A. Cognitive psychologists. What a lot of people do not realize is that better understanding of brain function relies on improved understanding of learning and behavior. Our understanding of how mental tasks are executed by neural structures in the brain is crucially dependent on cognitive and behavioral research by psychologists.
Q. Are imaging studies relying on this kind of behavioral research?
A. Totally. To have an interpretable imaging study depends on very careful behavioral study of the experimental task. Our imaging technologies have limited temporal and spatial resolution, so we want to design studies that optimize our ability to look at the smallest parts of the brain that we possibly can. The way to do that is to analyze mental arithmetic, for example, down to its subcomponents--retrieving a number fact, trying to decide which of two numbers is larger.
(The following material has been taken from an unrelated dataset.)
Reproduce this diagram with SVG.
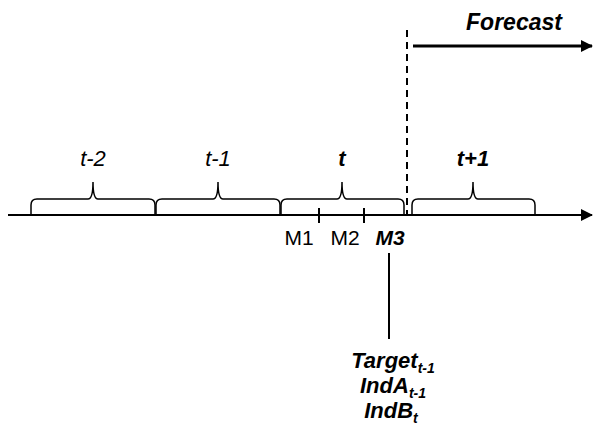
<svg xmlns="http://www.w3.org/2000/svg" width="593" height="430" viewBox="0 0 593 430">
<defs>
<style>
.ln{stroke:#000;fill:none;stroke-width:2}
.br{stroke:#000;fill:none;stroke-width:1.5}
text{font-family:"Liberation Sans",Arial,sans-serif;fill:#000}
.lb{font-size:22px;font-style:italic;text-anchor:middle}
.bi{font-weight:bold;font-style:italic}
.m{font-size:21px;text-anchor:middle}
.sub{font-size:14px}
.v{font-size:22px;text-anchor:middle}
</style>
<marker id="ah" markerWidth="12" markerHeight="12" refX="11" refY="6" orient="auto" markerUnits="userSpaceOnUse">
<path d="M0,0 L12,6 L0,12 Z" fill="#000"/>
</marker>
</defs>
<g id="connectors">
<line class="ln" x1="8" y1="215" x2="592" y2="215" marker-end="url(#ah)"/>
<line class="ln" x1="407" y1="30" x2="407" y2="215" stroke-dasharray="7,5"/>
<line x1="413" y1="46" x2="592" y2="46" stroke="#000" stroke-width="3" marker-end="url(#ah)"/>
<line class="ln" x1="319" y1="208" x2="319" y2="223"/>
<line class="ln" x1="364" y1="208" x2="364" y2="223"/>
<line class="ln" x1="389" y1="253" x2="389" y2="339"/>
</g>
<g id="brace-t-2">
<path class="br" d="M31,215 L31,205 Q31,199 37,199 L88,199 Q93,199 93,182 Q93,199 98,199 L149,199 Q155,199 155,205 L155,215"/>
<text class="lb" x="93" y="166">t-2</text>
</g>
<g id="brace-t-1">
<path class="br" d="M156,215 L156,205 Q156,199 162,199 L213,199 Q218,199 218,182 Q218,199 223,199 L274,199 Q280,199 280,205 L280,215"/>
<text class="lb" x="218" y="166">t-1</text>
</g>
<g id="brace-t">
<path class="br" d="M281,215 L281,205 Q281,199 287,199 L337,199 Q342,199 342,182 Q342,199 347,199 L398,199 Q404,199 404,205 L404,215"/>
<text class="lb bi" x="342" y="166">t</text>
</g>
<g id="brace-t1">
<path class="br" d="M412,215 L412,205 Q412,199 418,199 L468,199 Q473,199 473,182 Q473,199 478,199 L529,199 Q535,199 535,205 L535,215"/>
<text class="lb bi" x="473" y="166">t+1</text>
</g>
<g id="forecast">
<text class="bi" x="514" y="30" font-size="23" text-anchor="middle">Forecast</text>
</g>
<g id="months">
<text class="m" x="299" y="245">M1</text>
<text class="m" x="345" y="245">M2</text>
<text class="m bi" x="390" y="245">M3</text>
</g>
<g id="vars">
<text class="bi v" x="393" y="368">Target<tspan class="sub" dy="5">t-1</tspan></text>
<text class="bi v" x="393" y="393">IndA<tspan class="sub" dy="5">t-1</tspan></text>
<text class="bi v" x="391" y="418">IndB<tspan class="sub" dy="5">t</tspan></text>
</g>
</svg>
You can begin to see where those subcomponents might be located in the brain, and from there you can begin to see the circuitry involved in doing these tasks.
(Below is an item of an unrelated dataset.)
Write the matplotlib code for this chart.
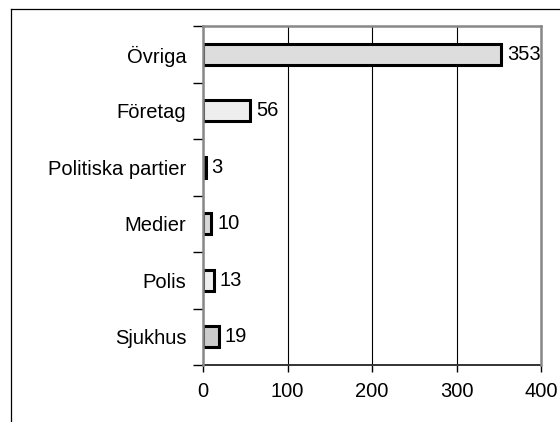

Q. Do you think that findings from brain research on learning disability--in math and reading, for example--might apply more generally to educating children?
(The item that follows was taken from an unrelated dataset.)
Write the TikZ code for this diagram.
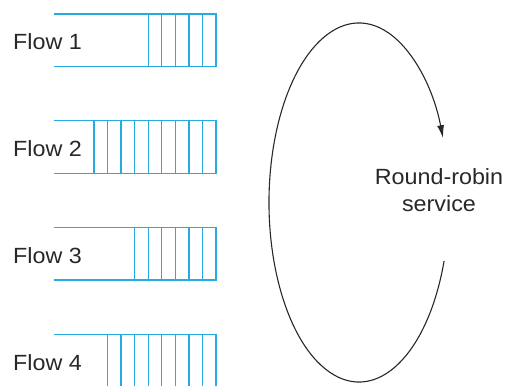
\documentclass[tikz,border=0pt]{standalone}
\usepackage{fontspec}
\usepackage{xcolor}
\usepackage{tikz}
\usetikzlibrary{arrows.meta}
\newfontfamily\lblfont[FakeStretch=1.06]{Liberation Sans}
\definecolor{qblue}{RGB}{38,170,225}
\definecolor{inkgray}{RGB}{40,40,40}

\begin{document}
\begin{tikzpicture}[x=1pt, y=1pt,
      flowlabel/.style={anchor=west, inner sep=0pt, text=inkgray,
                        font=\lblfont\fontsize{22}{26.7}\selectfont},
      svclabel/.style={align=center, inner sep=0pt, text=inkgray,
                       font=\lblfont\fontsize{22}{26.7}\selectfont},
      queue/.style={draw=qblue, line width=1.4pt},
      rrloop/.style={draw=inkgray, line width=1.1pt,
                     -{Latex[length=13pt, width=7pt]}},
    ]
    \useasboundingbox (0,0) rectangle (512,386);

    % Flow queues: row / number of buffered packets
    \foreach \r/\n in {1/5, 2/9, 3/6, 4/8} {
      \pgfmathsetmacro{\qtop}{372 - (\r-1)*106.8}
      \pgfmathsetmacro{\qbot}{\qtop - 52.5}
      \draw[queue] (54,\qtop) -- (216,\qtop) -- (216,\qbot) -- (54,\qbot);
      \foreach \k in {1,...,\n}
        \draw[queue] ({216-\k*13.56},\qtop) -- ({216-\k*13.56},\qbot);
      \node[flowlabel] (flow\r) at (13,{\qtop-28}) {Flow \r};
    }

    % Round-robin service
    \node[svclabel] (rr) at (439,196) {Round-robin\\service};

    % Service loop
    \coordinate (c) at (359,183.5);
    \coordinate (start) at ([shift={(-19:90 and 179.5)}]c);
    \draw[rrloop] (start) arc[start angle=-19, end angle=-339,
                              x radius=90, y radius=179.5];

  \end{tikzpicture}
\end{document}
A. The attempt to understand learning and our mental capacities in terms of brain structures is such a new discipline that if they make advances over the next 50 years as they have over the last 15, who knows? It could be very exciting. But until 10 years ago, most cognitive psychologists did not take any interest in the brain. Brain imaging helped change that. But still, this hybrid discipline, cognitive neuroscience, that attempts to map cognitive mental functions onto brain areas and circuits, is in its infancy. We all have great expectations, but it's hard to make specific predictions about what the ultimate applications might be.
Q. Do you think that, at this point, enough cognitive psychologists are involved in bridging brain research with education?
A. Because of the interest in brain imaging and cognitive neuroscience, there are people doing it. But one of the problems is that there aren't enough experimental psychologists thinking about applications of psychology to education. Part of that is a funding problem. But it's been our experience at the foundation that if you make resources available for psychologists to work with educators to do that kind of work, you can elicit some very good proposals.
Q. Are you looking more at funding that kind of work?
A. Yes. I see an opportunity to work with some cognitive neuroscientists to ask, "What educational problems do you think you might be able to solve because of what you know?" I would like to see the foundation's interest moving more in that direction over the next five to 10 years.
Q. Is it a problem that most cognitive psychologists don't have as much experience with education as with science?
A. Yes. In most areas there's some friction between researchers and practitioners. It happens to be pretty evident in education. One way to address that is to encourage long-term collaborations between researchers and practitioners, where they're working together as peers rather than with the scientists going into schools and acting as master and educators as their servants. Two things have to happen. The researchers have to become a bit more aware of and sensitive to the problems teachers confront in the classroom. And teachers need to begin to think like researchers--to at least understand the importance of experimental controls, evidence, this kind of thing.
Q. And how do you get that collaboration going?
A. One thing we have found is if you send out a request for proposals that requires the teachers, the practitioners and the researchers to come in together on a project, they do it. You want to structure funding programs for research and for improving instruction that incorporate the best research thinking and the best practical classroom knowledge.